What to do:
Skip all pictures, then print the remaining material exactly.

------------------------

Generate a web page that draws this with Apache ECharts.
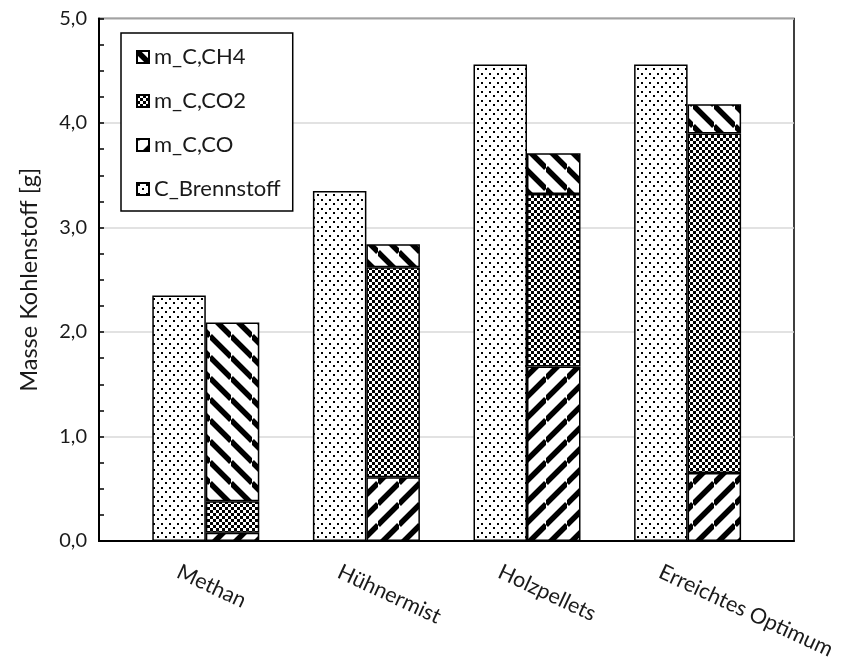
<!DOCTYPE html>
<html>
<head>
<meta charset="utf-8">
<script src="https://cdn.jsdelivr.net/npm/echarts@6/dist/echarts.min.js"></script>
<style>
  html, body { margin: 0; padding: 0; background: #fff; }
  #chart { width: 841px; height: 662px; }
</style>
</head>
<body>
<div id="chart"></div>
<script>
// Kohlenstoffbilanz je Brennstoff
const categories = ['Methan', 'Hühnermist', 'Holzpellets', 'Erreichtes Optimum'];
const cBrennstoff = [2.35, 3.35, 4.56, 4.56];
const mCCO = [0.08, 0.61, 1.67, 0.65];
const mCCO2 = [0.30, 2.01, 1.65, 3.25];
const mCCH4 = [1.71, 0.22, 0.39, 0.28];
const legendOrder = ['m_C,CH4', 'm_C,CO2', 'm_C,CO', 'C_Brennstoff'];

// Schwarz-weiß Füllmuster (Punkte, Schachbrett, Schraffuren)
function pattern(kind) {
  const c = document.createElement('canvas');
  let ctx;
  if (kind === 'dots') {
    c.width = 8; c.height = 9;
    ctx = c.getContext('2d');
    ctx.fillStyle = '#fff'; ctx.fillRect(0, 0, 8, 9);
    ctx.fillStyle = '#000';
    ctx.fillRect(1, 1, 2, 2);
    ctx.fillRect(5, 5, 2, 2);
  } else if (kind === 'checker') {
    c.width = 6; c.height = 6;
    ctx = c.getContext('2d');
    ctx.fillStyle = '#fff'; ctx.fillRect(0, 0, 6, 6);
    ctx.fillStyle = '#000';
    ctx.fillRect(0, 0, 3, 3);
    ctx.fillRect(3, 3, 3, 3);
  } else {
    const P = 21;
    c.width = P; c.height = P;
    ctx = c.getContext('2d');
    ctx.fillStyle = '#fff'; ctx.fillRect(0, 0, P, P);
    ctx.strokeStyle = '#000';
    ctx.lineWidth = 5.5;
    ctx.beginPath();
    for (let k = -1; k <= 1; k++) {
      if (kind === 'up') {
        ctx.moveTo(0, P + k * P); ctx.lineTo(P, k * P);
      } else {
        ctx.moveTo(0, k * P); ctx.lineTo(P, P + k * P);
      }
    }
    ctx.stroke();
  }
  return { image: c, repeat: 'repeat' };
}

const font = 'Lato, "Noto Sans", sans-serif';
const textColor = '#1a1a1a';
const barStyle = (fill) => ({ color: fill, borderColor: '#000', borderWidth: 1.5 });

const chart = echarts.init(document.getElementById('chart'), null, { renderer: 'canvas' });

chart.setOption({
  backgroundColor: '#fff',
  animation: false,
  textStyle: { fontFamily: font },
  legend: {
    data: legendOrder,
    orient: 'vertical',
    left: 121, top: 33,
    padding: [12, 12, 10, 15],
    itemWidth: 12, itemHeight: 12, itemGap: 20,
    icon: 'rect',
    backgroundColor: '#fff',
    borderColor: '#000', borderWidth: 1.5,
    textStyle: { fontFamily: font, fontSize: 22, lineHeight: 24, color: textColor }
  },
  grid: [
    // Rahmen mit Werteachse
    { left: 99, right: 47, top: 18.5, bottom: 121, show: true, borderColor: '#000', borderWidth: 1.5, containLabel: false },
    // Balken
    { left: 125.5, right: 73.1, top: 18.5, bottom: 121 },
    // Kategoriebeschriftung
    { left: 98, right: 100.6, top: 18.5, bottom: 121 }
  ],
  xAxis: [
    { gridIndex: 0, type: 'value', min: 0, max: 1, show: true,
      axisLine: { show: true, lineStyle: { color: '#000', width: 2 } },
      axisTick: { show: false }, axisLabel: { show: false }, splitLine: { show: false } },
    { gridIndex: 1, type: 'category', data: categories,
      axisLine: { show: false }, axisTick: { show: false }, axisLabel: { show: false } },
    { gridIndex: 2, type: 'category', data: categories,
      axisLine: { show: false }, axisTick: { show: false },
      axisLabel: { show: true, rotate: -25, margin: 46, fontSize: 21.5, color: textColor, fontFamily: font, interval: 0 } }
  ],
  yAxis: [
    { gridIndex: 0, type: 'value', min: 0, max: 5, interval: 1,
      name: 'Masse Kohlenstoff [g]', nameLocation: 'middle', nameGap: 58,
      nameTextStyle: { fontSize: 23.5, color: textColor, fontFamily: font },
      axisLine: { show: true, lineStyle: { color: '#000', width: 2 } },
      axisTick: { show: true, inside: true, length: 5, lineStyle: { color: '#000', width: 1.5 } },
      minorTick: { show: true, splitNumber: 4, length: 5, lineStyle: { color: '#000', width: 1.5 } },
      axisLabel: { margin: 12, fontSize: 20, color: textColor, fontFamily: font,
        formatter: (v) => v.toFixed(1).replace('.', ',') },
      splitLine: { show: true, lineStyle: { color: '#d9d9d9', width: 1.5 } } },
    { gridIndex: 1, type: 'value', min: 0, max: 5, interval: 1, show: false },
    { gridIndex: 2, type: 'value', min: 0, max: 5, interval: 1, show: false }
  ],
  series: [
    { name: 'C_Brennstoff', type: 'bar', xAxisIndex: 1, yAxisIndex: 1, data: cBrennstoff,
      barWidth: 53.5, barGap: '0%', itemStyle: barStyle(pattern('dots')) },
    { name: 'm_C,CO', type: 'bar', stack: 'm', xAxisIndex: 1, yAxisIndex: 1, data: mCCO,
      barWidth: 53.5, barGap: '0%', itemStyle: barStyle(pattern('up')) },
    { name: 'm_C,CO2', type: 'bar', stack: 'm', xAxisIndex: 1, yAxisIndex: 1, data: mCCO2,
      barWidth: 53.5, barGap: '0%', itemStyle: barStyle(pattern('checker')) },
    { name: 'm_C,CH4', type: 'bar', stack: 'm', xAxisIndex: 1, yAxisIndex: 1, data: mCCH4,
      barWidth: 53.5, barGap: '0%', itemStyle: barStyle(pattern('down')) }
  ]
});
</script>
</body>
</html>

------------------------

Exercise output:
Generate a web page that draws this with Apache ECharts.
<!DOCTYPE html>
<html>
<head>
<meta charset="utf-8">
<script src="https://cdn.jsdelivr.net/npm/echarts@6/dist/echarts.min.js"></script>
<style>
  html, body { margin: 0; padding: 0; background: #fff; }
  #chart { width: 841px; height: 662px; }
</style>
</head>
<body>
<div id="chart"></div>
<script>
// Kohlenstoffbilanz je Brennstoff
const categories = ['Methan', 'Hühnermist', 'Holzpellets', 'Erreichtes Optimum'];
const cBrennstoff = [2.35, 3.35, 4.56, 4.56];
const mCCO = [0.08, 0.61, 1.67, 0.65];
const mCCO2 = [0.30, 2.01, 1.65, 3.25];
const mCCH4 = [1.71, 0.22, 0.39, 0.28];
const legendOrder = ['m_C,CH4', 'm_C,CO2', 'm_C,CO', 'C_Brennstoff'];

// Schwarz-weiß Füllmuster (Punkte, Schachbrett, Schraffuren)
function pattern(kind) {
  const c = document.createElement('canvas');
  let ctx;
  if (kind === 'dots') {
    c.width = 8; c.height = 9;
    ctx = c.getContext('2d');
    ctx.fillStyle = '#fff'; ctx.fillRect(0, 0, 8, 9);
    ctx.fillStyle = '#000';
    ctx.fillRect(1, 1, 2, 2);
    ctx.fillRect(5, 5, 2, 2);
  } else if (kind === 'checker') {
    c.width = 6; c.height = 6;
    ctx = c.getContext('2d');
    ctx.fillStyle = '#fff'; ctx.fillRect(0, 0, 6, 6);
    ctx.fillStyle = '#000';
    ctx.fillRect(0, 0, 3, 3);
    ctx.fillRect(3, 3, 3, 3);
  } else {
    const P = 21;
    c.width = P; c.height = P;
    ctx = c.getContext('2d');
    ctx.fillStyle = '#fff'; ctx.fillRect(0, 0, P, P);
    ctx.strokeStyle = '#000';
    ctx.lineWidth = 5.5;
    ctx.beginPath();
    for (let k = -1; k <= 1; k++) {
      if (kind === 'up') {
        ctx.moveTo(0, P + k * P); ctx.lineTo(P, k * P);
      } else {
        ctx.moveTo(0, k * P); ctx.lineTo(P, P + k * P);
      }
    }
    ctx.stroke();
  }
  return { image: c, repeat: 'repeat' };
}

const font = 'Lato, "Noto Sans", sans-serif';
const textColor = '#1a1a1a';
const barStyle = (fill) => ({ color: fill, borderColor: '#000', borderWidth: 1.5 });

const chart = echarts.init(document.getElementById('chart'), null, { renderer: 'canvas' });

chart.setOption({
  backgroundColor: '#fff',
  animation: false,
  textStyle: { fontFamily: font },
  legend: {
    data: legendOrder,
    orient: 'vertical',
    left: 121, top: 33,
    padding: [12, 12, 10, 15],
    itemWidth: 12, itemHeight: 12, itemGap: 20,
    icon: 'rect',
    backgroundColor: '#fff',
    borderColor: '#000', borderWidth: 1.5,
    textStyle: { fontFamily: font, fontSize: 22, lineHeight: 24, color: textColor }
  },
  grid: [
    // Rahmen mit Werteachse
    { left: 99, right: 47, top: 18.5, bottom: 121, show: true, borderColor: '#000', borderWidth: 1.5, containLabel: false },
    // Balken
    { left: 125.5, right: 73.1, top: 18.5, bottom: 121 },
    // Kategoriebeschriftung
    { left: 98, right: 100.6, top: 18.5, bottom: 121 }
  ],
  xAxis: [
    { gridIndex: 0, type: 'value', min: 0, max: 1, show: true,
      axisLine: { show: true, lineStyle: { color: '#000', width: 2 } },
      axisTick: { show: false }, axisLabel: { show: false }, splitLine: { show: false } },
    { gridIndex: 1, type: 'category', data: categories,
      axisLine: { show: false }, axisTick: { show: false }, axisLabel: { show: false } },
    { gridIndex: 2, type: 'category', data: categories,
      axisLine: { show: false }, axisTick: { show: false },
      axisLabel: { show: true, rotate: -25, margin: 46, fontSize: 21.5, color: textColor, fontFamily: font, interval: 0 } }
  ],
  yAxis: [
    { gridIndex: 0, type: 'value', min: 0, max: 5, interval: 1,
      name: 'Masse Kohlenstoff [g]', nameLocation: 'middle', nameGap: 58,
      nameTextStyle: { fontSize: 23.5, color: textColor, fontFamily: font },
      axisLine: { show: true, lineStyle: { color: '#000', width: 2 } },
      axisTick: { show: true, inside: true, length: 5, lineStyle: { color: '#000', width: 1.5 } },
      minorTick: { show: true, splitNumber: 4, length: 5, lineStyle: { color: '#000', width: 1.5 } },
      axisLabel: { margin: 12, fontSize: 20, color: textColor, fontFamily: font,
        formatter: (v) => v.toFixed(1).replace('.', ',') },
      splitLine: { show: true, lineStyle: { color: '#d9d9d9', width: 1.5 } } },
    { gridIndex: 1, type: 'value', min: 0, max: 5, interval: 1, show: false },
    { gridIndex: 2, type: 'value', min: 0, max: 5, interval: 1, show: false }
  ],
  series: [
    { name: 'C_Brennstoff', type: 'bar', xAxisIndex: 1, yAxisIndex: 1, data: cBrennstoff,
      barWidth: 53.5, barGap: '0%', itemStyle: barStyle(pattern('dots')) },
    { name: 'm_C,CO', type: 'bar', stack: 'm', xAxisIndex: 1, yAxisIndex: 1, data: mCCO,
      barWidth: 53.5, barGap: '0%', itemStyle: barStyle(pattern('up')) },
    { name: 'm_C,CO2', type: 'bar', stack: 'm', xAxisIndex: 1, yAxisIndex: 1, data: mCCO2,
      barWidth: 53.5, barGap: '0%', itemStyle: barStyle(pattern('checker')) },
    { name: 'm_C,CH4', type: 'bar', stack: 'm', xAxisIndex: 1, yAxisIndex: 1, data: mCCH4,
      barWidth: 53.5, barGap: '0%', itemStyle: barStyle(pattern('down')) }
  ]
});
</script>
</body>
</html>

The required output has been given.